One experiment involved removing all promotions from the page, resulting in a surprising 43.4% increase in bookings over the original version. The results demonstrated that direct promotions did not necessarily lead to buying behavior, allowing EA to maximize revenue through A/B testing.

The last example is comScore, striving for sustainable development and seeking more business opportunities.

comScore ran an experiment on their product page, showcasing user quotations as a form of social proof. However, the quotations were mixed in with other content and displayed on a gray background that was not easily visible to human eyes.

The team experimented with different versions of the design, eventually creating a vertical layout with the client's logo on top, resulting in a 69% increase in conversions compared to the original.

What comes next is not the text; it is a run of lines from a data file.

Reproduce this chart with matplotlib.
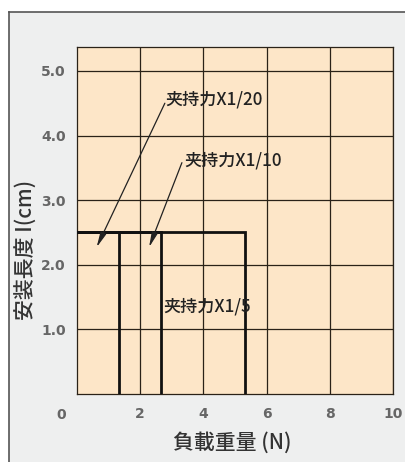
import matplotlib.pyplot as plt
from matplotlib.lines import Line2D

plt.rcParams['font.family'] = ['Noto Sans CJK JP', 'DejaVu Sans']

# data
loads = [1.33, 2.67, 5.33]          # N, max load for each clamping ratio
mount_length = 2.5                  # cm
labels = ['夹持力X1/20', '夹持力X1/10', '夹持力X1/5']
label_pos = [(2.8, 4.55), (3.4, 3.62), (2.72, 1.36)]
arrow_from = [(2.78, 4.50), (3.32, 3.58), None]
arrow_to = [(0.62, 2.27), (2.28, 2.27), None]
x_ticks = [2, 4, 6, 8, 10]
y_ticks = [1.0, 2.0, 3.0, 4.0, 5.0]

fig = plt.figure(figsize=(4.05, 4.62), dpi=100)
fig.patch.set_facecolor('white')

# outer gray panel with frame
panel = plt.Rectangle((9 / 405, 0), 1, 1 - 12 / 462, transform=fig.transFigure,
                      facecolor='#eeefef', edgecolor='none', zorder=-10)
fig.add_artist(panel)
fig.add_artist(Line2D([9 / 405, 9 / 405], [0, 1 - 12 / 462], transform=fig.transFigure,
                      color='#555555', lw=1.2, zorder=-5))
fig.add_artist(Line2D([9 / 405, 1], [1 - 12 / 462, 1 - 12 / 462], transform=fig.transFigure,
                      color='#555555', lw=1.2, zorder=-5))

ax = fig.add_axes([77 / 405, 68 / 462, 316 / 405, 347 / 462])
ax.set_facecolor('#fde6c8')
ax.set_xlim(0, 10)
ax.set_ylim(0, 5.37)

tick_font = dict(family='DejaVu Sans', weight='semibold', size=10)
ax.set_xticks(x_ticks)
ax.set_xticklabels([str(v) for v in x_ticks], fontdict=tick_font)
ax.set_yticks(y_ticks)
ax.set_yticklabels([f'{v:.1f}' for v in y_ticks], fontdict=tick_font)
ax.tick_params(length=0, colors='#666666', pad=8)
ax.tick_params(axis='x', pad=9)
ax.grid(True, color='#2a2218', lw=0.9)
for s in ax.spines.values():
    s.set_color('#2a2218')
    s.set_linewidth(0.9)
ax.text(-0.5, -0.33, '0', ha='center', va='center', color='#666666',
        clip_on=False, **tick_font)

for load in loads:
    ax.plot([0, load, load], [mount_length, mount_length, 0], color='#111111',
            lw=2.0, solid_joinstyle='miter', zorder=3)

for text, pos, src, dst in zip(labels, label_pos, arrow_from, arrow_to):
    ax.text(pos[0], pos[1], text, ha='left', va='center', fontsize=12.3,
            weight='medium', color='#222222', zorder=4)
    if src is not None:
        ax.annotate('', xy=dst, xytext=src,
                    arrowprops=dict(arrowstyle='-|>,head_length=0.9,head_width=0.18',
                                    color='#222222', lw=0.9, shrinkA=0, shrinkB=0),
                    zorder=4)

ax.set_xlabel('負載重量 (N)', fontsize=15, weight='medium', color='#333333')
ax.set_ylabel('安装長度 I(cm)', fontsize=15, weight='medium', color='#333333')
ax.xaxis.set_label_coords(0.49, -0.11)
ax.yaxis.set_label_coords(-0.125, 0.415)

fig.savefig('out.png', dpi=100)
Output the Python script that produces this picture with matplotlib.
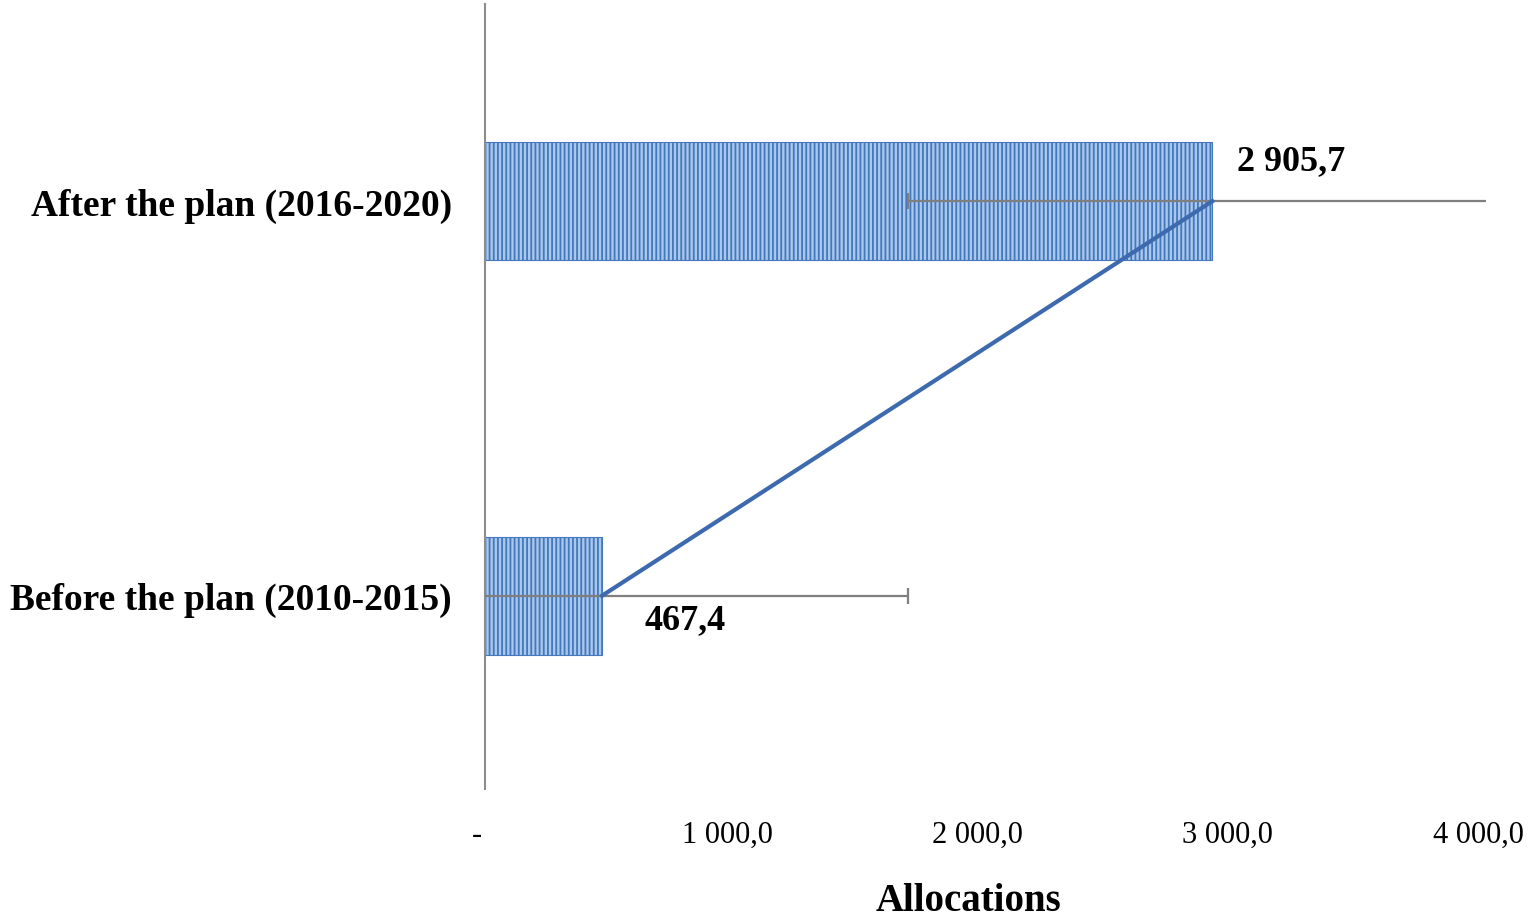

Although these examples have different goals, they all utilized A/B testing to better understand user psychology, select the most suitable solutions for their operations, and achieve success.

VI. Precautions

When formulating an A/B testing plan, we should consider our own situation and pay attention to the following points:

Keep the number of experimental and control groups equal: To ensure the reliability of the experiment, we should keep the experimental and control groups with the same proportion of users. For example, if the experimental group has 5% of users, the control group should also have 5% of users as a control.
Control experiments during the same time period: User activity may increase temporarily on special days, such as during festivals. If we compare plan A during a festival with plan B during a non-festival, it would be unfair to plan B. Therefore, experiments should be controlled during the same time period.
Avoid repeating experiments with the same group of users: The randomness of user behavior may cause little variation in the beginning. However, after multiple experiments, the difference in behavior can become very large. Therefore, we should avoid running the experiment with the same group of users repeatedly.
Exclude outliers: Cheating users and BUG data may cause strange indicators, so it's important to exclude outliers.